Thank you to Crooked Lane Books for an e-galley in exchange for an honest review.

Nine Lives, by Peter Swanson

NineLivesAnd Then There Were None is by far one of my most favourite Agatha Christie novels, so this contemporary homage to the concept definitely hooked me in! Nine people from across America all receive an identical note in the mail: a list of their names. None of them know the others, and none of them could think of a reason why anyone would hold a grudge against them. Yet, one by one, the people on the list end up getting killed. And the FBI is frantically trying to track down the killer before the next victim.

It’s a classic set-up for a thriller, and Swanson does a great job in introducing us to his large cast of characters. He gives us just enough detail to make us care whether a character lives or dies (one person in particular made me actively wishing the killer would move them up the list), without overwhelming us with so much detail we can no longer keep the characters straight.
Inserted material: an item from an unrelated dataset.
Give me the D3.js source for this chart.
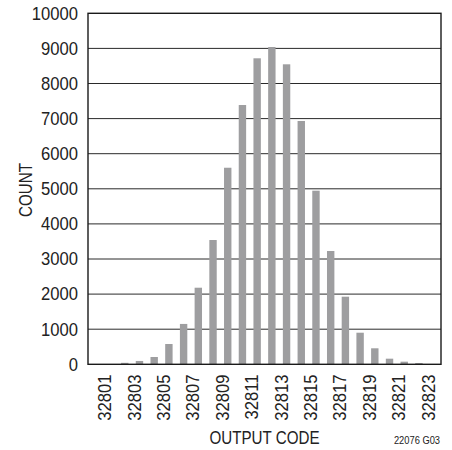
<!DOCTYPE html>
<html>
<head>
<meta charset="utf-8">
<script src="https://cdn.jsdelivr.net/npm/d3@7"></script>
<style>
  html, body { margin: 0; padding: 0; background: #fff; }
  svg { display: block; }
</style>
</head>
<body>
<svg id="chart" width="452" height="450"></svg>
<script>
const codes = [32801,32802,32803,32804,32805,32806,32807,32808,32809,32810,32811,32812,32813,32814,32815,32816,32817,32818,32819,32820,32821,32822,32823];
const counts = [0,4,42,95,208,578,1150,2182,3541,5600,7387,8718,9040,8547,6932,4946,3228,1926,900,456,160,75,37];
const yTicks = [0,1000,2000,3000,4000,5000,6000,7000,8000,9000,10000];
const xTickLabels = [32801,32803,32805,32807,32809,32811,32813,32815,32817,32819,32821,32823];
const xTitle = "OUTPUT CODE";
const yTitle = "COUNT";
const figId = "22076 G03";

const svg = d3.select("#chart");
const L = 88, R = 441, T = 13.3, B = 364.3;

const x = d3.scaleLinear().domain([32800.5, 32824.5]).range([L, R]);
const y = d3.scaleLinear().domain([0, 10000]).range([B, T]);
const barW = 7.4;
const font = "'Liberation Sans', Arial, Helvetica, sans-serif";

// gridlines
svg.append("g").selectAll("line")
  .data(yTicks.filter(v => v > 0 && v < 10000))
  .join("line")
  .attr("x1", L).attr("x2", R)
  .attr("y1", d => y(d)).attr("y2", d => y(d))
  .attr("stroke", "#2a2a2a").attr("stroke-width", 1);

// bars
svg.append("g").selectAll("rect")
  .data(codes.map((c, i) => ({c, v: counts[i]})))
  .join("rect")
  .attr("x", d => x(d.c) - barW / 2)
  .attr("width", barW)
  .attr("y", d => y(d.v))
  .attr("height", d => y(0) - y(d.v))
  .attr("fill", "#9e9ea0");

// frame
svg.append("rect")
  .attr("x", L).attr("y", T).attr("width", R - L).attr("height", B - T)
  .attr("fill", "none").attr("stroke", "#1a1a1a").attr("stroke-width", 1.4);

// y tick labels
svg.append("g").selectAll("text")
  .data(yTicks)
  .join("text")
  .attr("transform", d => `translate(78,${y(d)}) scale(0.95,1)`)
  .attr("dy", "0.36em")
  .attr("text-anchor", "end")
  .attr("font-family", font)
  .attr("font-size", 17.5)
  .attr("fill", "#222")
  .text(d => d);

// x tick labels
svg.append("g").selectAll("text")
  .data(xTickLabels)
  .join("text")
  .attr("transform", d => `translate(${x(d) + 15.8},374.5) rotate(-90) scale(0.9,1)`)
  .attr("text-anchor", "end")
  .attr("font-family", font)
  .attr("font-size", 18.5)
  .attr("fill", "#222")
  .text(d => d);

// axis titles
svg.append("text")
  .attr("transform", `translate(${(L + R) / 2},444) scale(0.82,1)`)
  .attr("text-anchor", "middle")
  .attr("font-family", font)
  .attr("font-size", 18.5)
  .attr("fill", "#222")
  .text(xTitle);

svg.append("text")
  .attr("transform", `translate(31.7,190) rotate(-90) scale(0.82,1)`)
  .attr("text-anchor", "middle")
  .attr("font-family", font)
  .attr("font-size", 18.5)
  .attr("fill", "#222")
  .text(yTitle);

svg.append("text")
  .attr("transform", `translate(440,443.5) scale(0.81,1)`)
  .attr("text-anchor", "end")
  .attr("font-family", font)
  .attr("font-size", 11.5)
  .attr("fill", "#222")
  .text(figId);
</script>
</body>
</html>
I had a particular soft spot for two of the characters — a musician who was inspired by the list to write a love song, and an English teacher who lived with her two cats — and I absolutely love how the random experience of both being on a murder list led them to find, and semi-fall for, each other. I also must give kudos to Swanson in setting up one of the people on the list, an FBI agent, as the super obvious primary point of view character, only to prove me wrong partway through. While the novel does track the investigation into the series of murders, we mostly see it unfold through the eyes of the characters on the list more than through the FBI agents investigating the deaths. This adds to the classic, Christie-ish feel of the mystery, and just as we root for the characters on the island in And Then There Were None, we also can’t help but root for the various ordinary people who are trying to outrun their fates.
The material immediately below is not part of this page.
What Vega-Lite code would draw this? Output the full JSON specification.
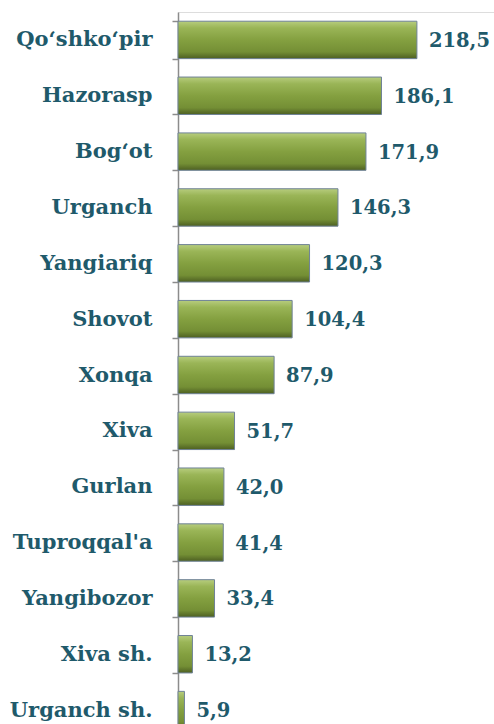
{
  "$schema": "https://vega.github.io/schema/vega-lite/v6.json",
  "autosize": "none",
  "padding": {"left": 178, "top": 12, "right": 0, "bottom": 0},
  "width": 316,
  "height": 726,
  "background": "white",
  "data": {"values": [
    {"district": "Qo‘shko‘pir", "value": 218.5, "label": "218,5"},
    {"district": "Hazorasp", "value": 186.1, "label": "186,1"},
    {"district": "Bog‘ot", "value": 171.9, "label": "171,9"},
    {"district": "Urganch", "value": 146.3, "label": "146,3"},
    {"district": "Yangiariq", "value": 120.3, "label": "120,3"},
    {"district": "Shovot", "value": 104.4, "label": "104,4"},
    {"district": "Xonqa", "value": 87.9, "label": "87,9"},
    {"district": "Xiva", "value": 51.7, "label": "51,7"},
    {"district": "Gurlan", "value": 42.0, "label": "42,0"},
    {"district": "Tuproqqal'a", "value": 41.4, "label": "41,4"},
    {"district": "Yangibozor", "value": 33.4, "label": "33,4"},
    {"district": "Xiva sh.", "value": 13.2, "label": "13,2"},
    {"district": "Urganch sh.", "value": 5.9, "label": "5,9"}
  ]},
  "encoding": {
    "y": {"field": "district", "type": "nominal", "sort": null,
      "scale": {"paddingInner": 0.33, "paddingOuter": 0.165},
      "axis": {"title": null, "domain": true, "domainColor": "#8c8c8c", "domainWidth": 1.5,
        "ticks": true, "tickBand": "extent", "tickColor": "#8c8c8c", "tickSize": 6, "tickWidth": 1.5,
        "labelPadding": 20, "labelFont": "DejaVu Serif", "labelFontSize": 21, "labelFontWeight": "bold",
        "labelColor": "#1f5a6b", "labelLimit": 0}},
    "x": {"field": "value", "type": "quantitative", "scale": {"domain": [0, 289]}, "axis": null}
  },
  "layer": [
    {"mark": {"type": "bar", "stroke": "#6f8296", "strokeWidth": 1,
      "color": {"gradient": "linear", "x1": 0, "y1": 0, "x2": 0, "y2": 1,
        "stops": [
          {"offset": 0, "color": "#b7cd7e"},
          {"offset": 0.18, "color": "#9ab557"},
          {"offset": 0.5, "color": "#84a040"},
          {"offset": 0.82, "color": "#748f35"},
          {"offset": 1, "color": "#4d5f22"}
        ]}}},
    {"mark": {"type": "text", "align": "left", "baseline": "middle", "dx": 12, "dy": 1,
      "font": "DejaVu Serif", "fontSize": 19.5, "fontWeight": "bold", "color": "#1f5a6b"},
     "encoding": {"text": {"field": "label"}}}
  ]
}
It’s a testament to Swanson’s characterization that some of the deaths made me truly sad. Even with characters who appeared for only a couple of chapters, I could feel the loss of their passing. The murderer’s motivation was as convoluted and personal as anything out of Christie, and while part of me figures I really should have seen that reveal coming, I applaud the author for keeping me genuinely in the dark until the final two names.

The novel isn’t perfect — the overt references to And Then There Were None got a bit too repetitive after a while, and a last minute reveal, while making the ending semi-happy, seemed totally random and unwarranted. But overall, it’s a lovely read, and I’d recommend it for fans of classic whodunnits.


Thank you to Harper Collins Canada for an e-galley of this book in exchange for an honest review.